* [AIM] Say how many lines include the word "chart", using only a number.
[BEGIN SOURCE DATA]
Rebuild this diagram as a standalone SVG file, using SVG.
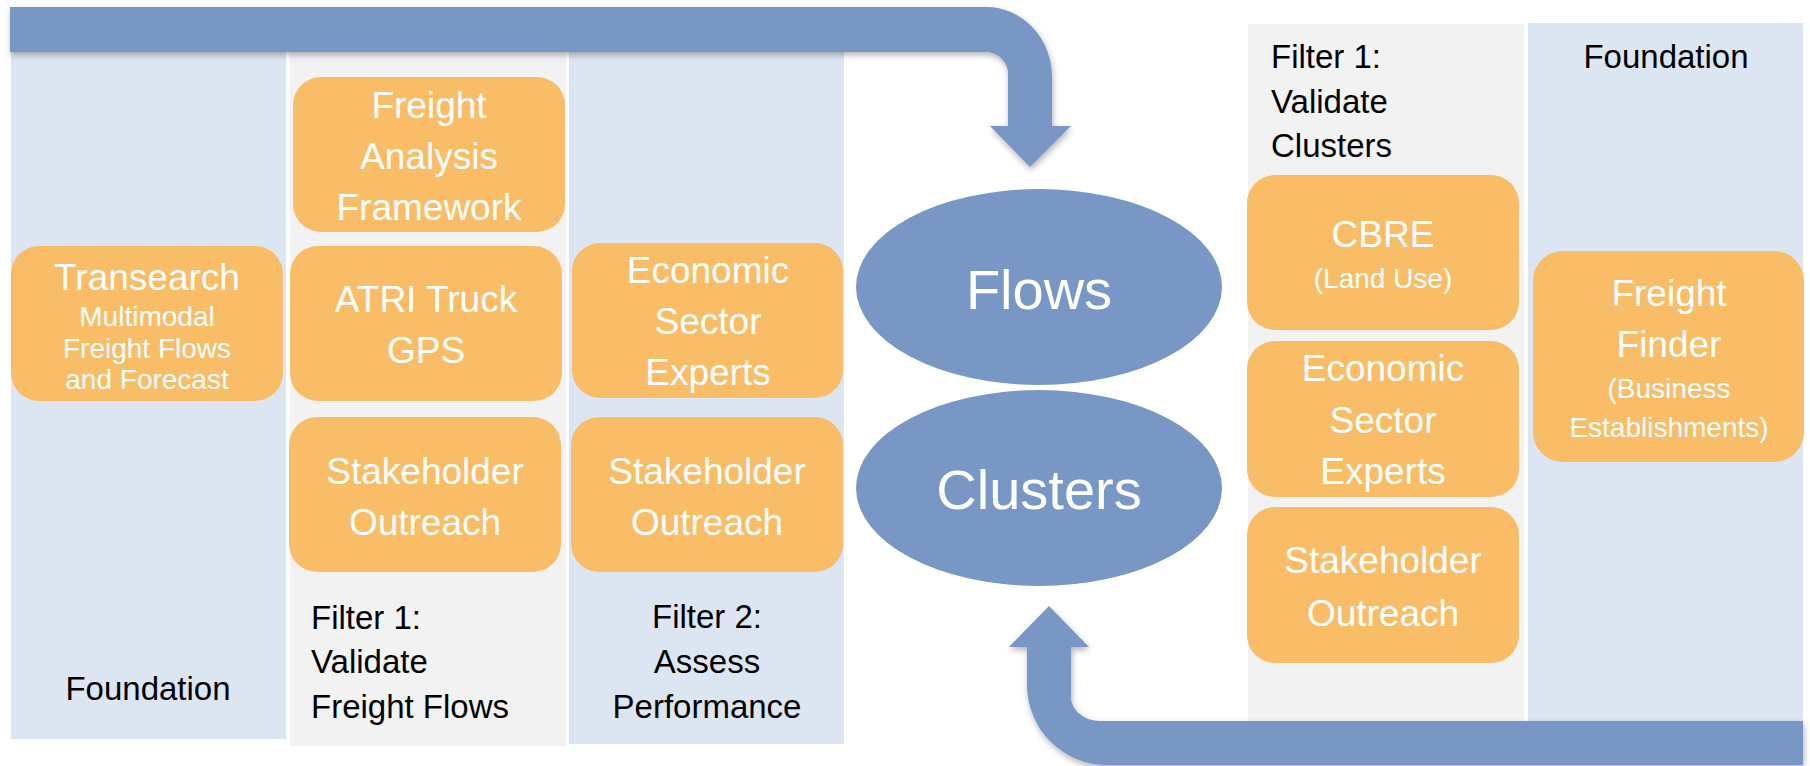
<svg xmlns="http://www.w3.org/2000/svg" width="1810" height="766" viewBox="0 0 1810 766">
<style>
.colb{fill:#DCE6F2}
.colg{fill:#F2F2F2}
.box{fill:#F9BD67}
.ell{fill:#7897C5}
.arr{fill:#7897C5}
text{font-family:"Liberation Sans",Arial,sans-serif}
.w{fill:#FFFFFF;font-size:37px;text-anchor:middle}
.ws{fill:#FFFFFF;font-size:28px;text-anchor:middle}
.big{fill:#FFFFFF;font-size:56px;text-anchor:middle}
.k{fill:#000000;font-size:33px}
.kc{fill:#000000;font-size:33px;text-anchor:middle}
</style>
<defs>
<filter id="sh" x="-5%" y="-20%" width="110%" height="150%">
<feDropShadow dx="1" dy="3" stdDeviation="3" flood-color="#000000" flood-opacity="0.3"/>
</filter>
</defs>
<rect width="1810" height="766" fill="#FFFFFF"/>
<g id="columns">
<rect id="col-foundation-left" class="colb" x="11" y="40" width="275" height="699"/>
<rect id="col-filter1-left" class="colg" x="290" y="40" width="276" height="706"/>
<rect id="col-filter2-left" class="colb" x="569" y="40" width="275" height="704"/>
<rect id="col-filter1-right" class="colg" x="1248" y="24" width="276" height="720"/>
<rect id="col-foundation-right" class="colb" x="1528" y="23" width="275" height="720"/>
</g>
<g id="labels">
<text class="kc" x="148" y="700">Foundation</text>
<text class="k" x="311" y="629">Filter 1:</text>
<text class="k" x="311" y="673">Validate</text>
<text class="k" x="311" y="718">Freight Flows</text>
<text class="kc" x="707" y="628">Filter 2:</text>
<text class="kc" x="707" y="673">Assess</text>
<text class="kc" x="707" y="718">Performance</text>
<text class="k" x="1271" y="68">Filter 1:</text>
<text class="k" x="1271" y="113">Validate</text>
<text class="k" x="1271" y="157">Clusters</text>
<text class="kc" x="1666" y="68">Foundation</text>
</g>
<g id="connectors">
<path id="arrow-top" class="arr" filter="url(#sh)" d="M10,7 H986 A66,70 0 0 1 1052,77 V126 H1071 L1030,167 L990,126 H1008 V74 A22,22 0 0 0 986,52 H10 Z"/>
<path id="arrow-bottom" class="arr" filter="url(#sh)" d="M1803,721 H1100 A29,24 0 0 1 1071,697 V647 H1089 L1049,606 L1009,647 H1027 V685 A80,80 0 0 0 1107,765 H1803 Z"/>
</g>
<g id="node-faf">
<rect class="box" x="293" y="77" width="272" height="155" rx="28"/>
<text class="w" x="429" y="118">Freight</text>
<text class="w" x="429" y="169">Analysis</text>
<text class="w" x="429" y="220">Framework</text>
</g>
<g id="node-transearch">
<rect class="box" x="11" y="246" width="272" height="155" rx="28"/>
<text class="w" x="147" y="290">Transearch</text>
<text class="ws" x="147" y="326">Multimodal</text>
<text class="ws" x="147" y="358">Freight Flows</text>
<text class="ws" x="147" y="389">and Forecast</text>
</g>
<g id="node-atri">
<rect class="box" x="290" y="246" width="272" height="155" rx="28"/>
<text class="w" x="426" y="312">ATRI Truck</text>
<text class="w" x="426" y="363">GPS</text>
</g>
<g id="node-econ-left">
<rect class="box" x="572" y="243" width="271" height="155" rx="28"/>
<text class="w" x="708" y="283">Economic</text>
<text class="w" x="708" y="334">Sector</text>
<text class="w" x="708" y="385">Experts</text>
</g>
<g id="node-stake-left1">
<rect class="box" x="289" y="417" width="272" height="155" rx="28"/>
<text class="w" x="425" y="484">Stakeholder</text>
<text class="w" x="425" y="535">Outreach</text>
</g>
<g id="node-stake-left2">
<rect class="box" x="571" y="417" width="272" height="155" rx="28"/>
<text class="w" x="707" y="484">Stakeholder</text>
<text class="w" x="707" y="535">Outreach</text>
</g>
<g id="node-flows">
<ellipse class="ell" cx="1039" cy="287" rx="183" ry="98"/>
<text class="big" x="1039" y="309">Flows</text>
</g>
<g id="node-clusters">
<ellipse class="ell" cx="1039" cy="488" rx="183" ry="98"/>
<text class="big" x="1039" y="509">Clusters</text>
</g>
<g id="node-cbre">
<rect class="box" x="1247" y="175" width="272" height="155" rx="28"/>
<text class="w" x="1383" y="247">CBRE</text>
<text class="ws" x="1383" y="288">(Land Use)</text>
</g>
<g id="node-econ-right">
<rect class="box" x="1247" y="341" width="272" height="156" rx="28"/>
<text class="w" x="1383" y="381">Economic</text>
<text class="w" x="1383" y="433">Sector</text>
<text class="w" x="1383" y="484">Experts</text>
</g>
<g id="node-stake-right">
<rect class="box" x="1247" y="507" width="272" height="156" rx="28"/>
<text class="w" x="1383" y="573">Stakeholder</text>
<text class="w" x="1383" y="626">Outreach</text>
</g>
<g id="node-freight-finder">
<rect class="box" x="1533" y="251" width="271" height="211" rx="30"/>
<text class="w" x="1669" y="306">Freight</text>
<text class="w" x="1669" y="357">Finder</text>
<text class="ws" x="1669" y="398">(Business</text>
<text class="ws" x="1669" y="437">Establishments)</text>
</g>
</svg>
[END SOURCE DATA]
[BEGIN SOURCE DATA]
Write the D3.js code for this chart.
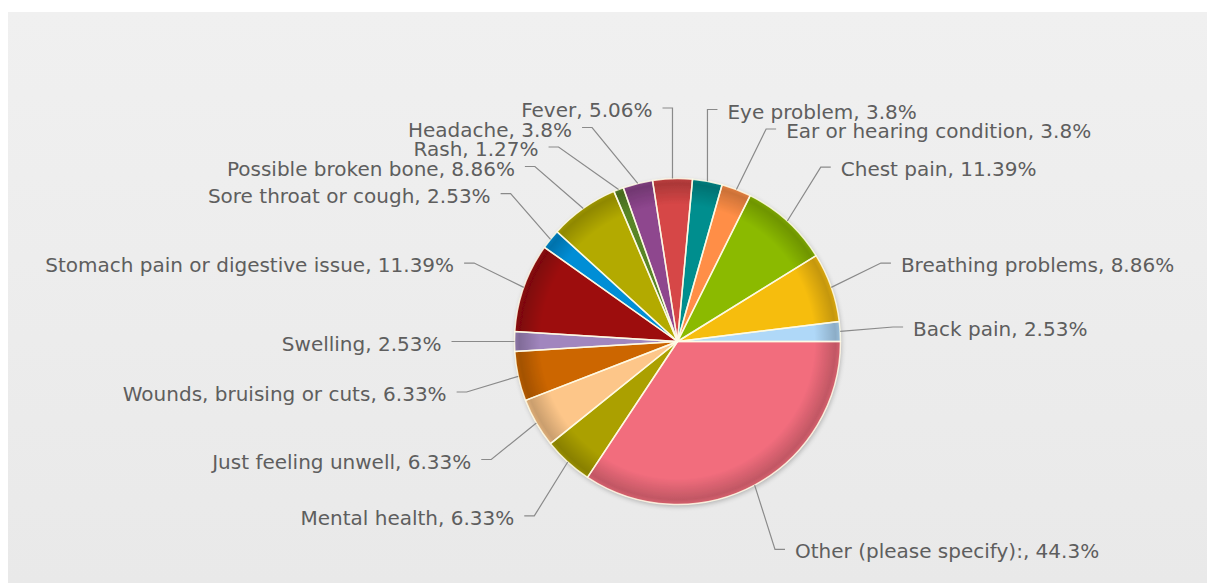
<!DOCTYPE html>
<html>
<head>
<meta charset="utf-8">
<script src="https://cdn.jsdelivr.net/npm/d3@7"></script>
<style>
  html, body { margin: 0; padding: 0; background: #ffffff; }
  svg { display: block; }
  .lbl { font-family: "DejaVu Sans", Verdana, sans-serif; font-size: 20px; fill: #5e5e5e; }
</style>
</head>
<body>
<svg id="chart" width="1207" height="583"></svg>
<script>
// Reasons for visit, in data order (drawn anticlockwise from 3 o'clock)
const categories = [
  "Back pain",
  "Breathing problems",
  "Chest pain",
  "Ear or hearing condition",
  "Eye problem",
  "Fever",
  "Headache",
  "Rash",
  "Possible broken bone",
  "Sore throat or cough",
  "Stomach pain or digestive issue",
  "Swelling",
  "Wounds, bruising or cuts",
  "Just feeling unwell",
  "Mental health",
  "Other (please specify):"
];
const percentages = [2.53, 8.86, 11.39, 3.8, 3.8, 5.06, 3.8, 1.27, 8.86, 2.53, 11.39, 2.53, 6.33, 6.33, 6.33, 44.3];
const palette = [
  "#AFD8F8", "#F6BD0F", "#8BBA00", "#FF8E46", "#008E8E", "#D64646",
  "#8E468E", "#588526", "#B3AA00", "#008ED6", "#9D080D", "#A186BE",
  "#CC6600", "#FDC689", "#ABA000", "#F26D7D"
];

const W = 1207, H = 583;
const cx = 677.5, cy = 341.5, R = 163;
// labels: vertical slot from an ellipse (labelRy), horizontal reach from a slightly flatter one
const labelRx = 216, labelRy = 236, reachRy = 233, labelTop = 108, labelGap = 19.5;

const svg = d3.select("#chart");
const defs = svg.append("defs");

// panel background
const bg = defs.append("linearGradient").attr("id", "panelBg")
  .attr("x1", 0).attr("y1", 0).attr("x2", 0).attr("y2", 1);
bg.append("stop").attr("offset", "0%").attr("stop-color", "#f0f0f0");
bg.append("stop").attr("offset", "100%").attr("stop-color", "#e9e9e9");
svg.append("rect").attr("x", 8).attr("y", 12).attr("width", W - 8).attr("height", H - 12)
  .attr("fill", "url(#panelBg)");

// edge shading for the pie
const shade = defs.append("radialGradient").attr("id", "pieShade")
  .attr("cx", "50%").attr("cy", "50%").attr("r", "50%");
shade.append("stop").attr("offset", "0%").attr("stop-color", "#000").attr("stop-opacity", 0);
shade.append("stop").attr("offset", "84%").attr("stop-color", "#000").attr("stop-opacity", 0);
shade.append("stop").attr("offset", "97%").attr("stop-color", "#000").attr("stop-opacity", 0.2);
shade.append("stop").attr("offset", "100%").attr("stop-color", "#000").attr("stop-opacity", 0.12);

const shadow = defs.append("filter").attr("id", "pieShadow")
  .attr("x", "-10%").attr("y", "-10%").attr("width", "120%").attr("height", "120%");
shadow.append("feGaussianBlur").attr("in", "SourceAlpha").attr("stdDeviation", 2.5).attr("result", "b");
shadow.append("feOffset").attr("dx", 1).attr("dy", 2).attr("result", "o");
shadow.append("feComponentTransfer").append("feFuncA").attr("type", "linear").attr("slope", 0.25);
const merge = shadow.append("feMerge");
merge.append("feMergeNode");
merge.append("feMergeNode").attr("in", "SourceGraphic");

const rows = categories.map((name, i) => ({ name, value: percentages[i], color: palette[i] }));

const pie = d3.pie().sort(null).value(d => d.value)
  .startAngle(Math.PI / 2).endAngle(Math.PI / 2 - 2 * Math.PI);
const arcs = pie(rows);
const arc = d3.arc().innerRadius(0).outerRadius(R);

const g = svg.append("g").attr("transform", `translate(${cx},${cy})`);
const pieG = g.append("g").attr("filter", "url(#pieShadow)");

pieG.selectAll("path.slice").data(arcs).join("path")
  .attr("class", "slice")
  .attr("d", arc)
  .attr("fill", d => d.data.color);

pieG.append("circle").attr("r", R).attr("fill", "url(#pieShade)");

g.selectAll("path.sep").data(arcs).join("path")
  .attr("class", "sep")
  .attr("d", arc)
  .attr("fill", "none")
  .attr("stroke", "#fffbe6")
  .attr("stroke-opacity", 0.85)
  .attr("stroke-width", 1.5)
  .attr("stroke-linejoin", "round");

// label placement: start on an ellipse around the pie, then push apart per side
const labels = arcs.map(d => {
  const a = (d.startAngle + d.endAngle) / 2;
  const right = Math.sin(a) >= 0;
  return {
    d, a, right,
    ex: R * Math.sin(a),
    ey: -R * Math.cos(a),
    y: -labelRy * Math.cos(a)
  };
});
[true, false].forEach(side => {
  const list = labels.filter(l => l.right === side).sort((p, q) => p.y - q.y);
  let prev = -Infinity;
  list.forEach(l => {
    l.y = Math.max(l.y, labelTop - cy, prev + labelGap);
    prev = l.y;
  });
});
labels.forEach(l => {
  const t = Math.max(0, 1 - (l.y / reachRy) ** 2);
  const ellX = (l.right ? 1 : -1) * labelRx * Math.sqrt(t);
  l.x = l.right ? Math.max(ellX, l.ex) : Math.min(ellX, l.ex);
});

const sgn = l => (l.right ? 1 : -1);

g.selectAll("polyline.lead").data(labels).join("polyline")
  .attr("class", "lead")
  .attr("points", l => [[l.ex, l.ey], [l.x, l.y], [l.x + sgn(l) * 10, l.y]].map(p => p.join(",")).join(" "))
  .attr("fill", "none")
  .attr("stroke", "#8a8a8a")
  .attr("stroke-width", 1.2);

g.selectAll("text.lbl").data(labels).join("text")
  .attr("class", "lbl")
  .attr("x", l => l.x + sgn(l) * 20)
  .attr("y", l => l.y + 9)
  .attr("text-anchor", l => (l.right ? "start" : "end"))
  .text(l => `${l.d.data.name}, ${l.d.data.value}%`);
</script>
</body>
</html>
[END SOURCE DATA]
* [RESPONSE FOR THIS EXERCISE] 3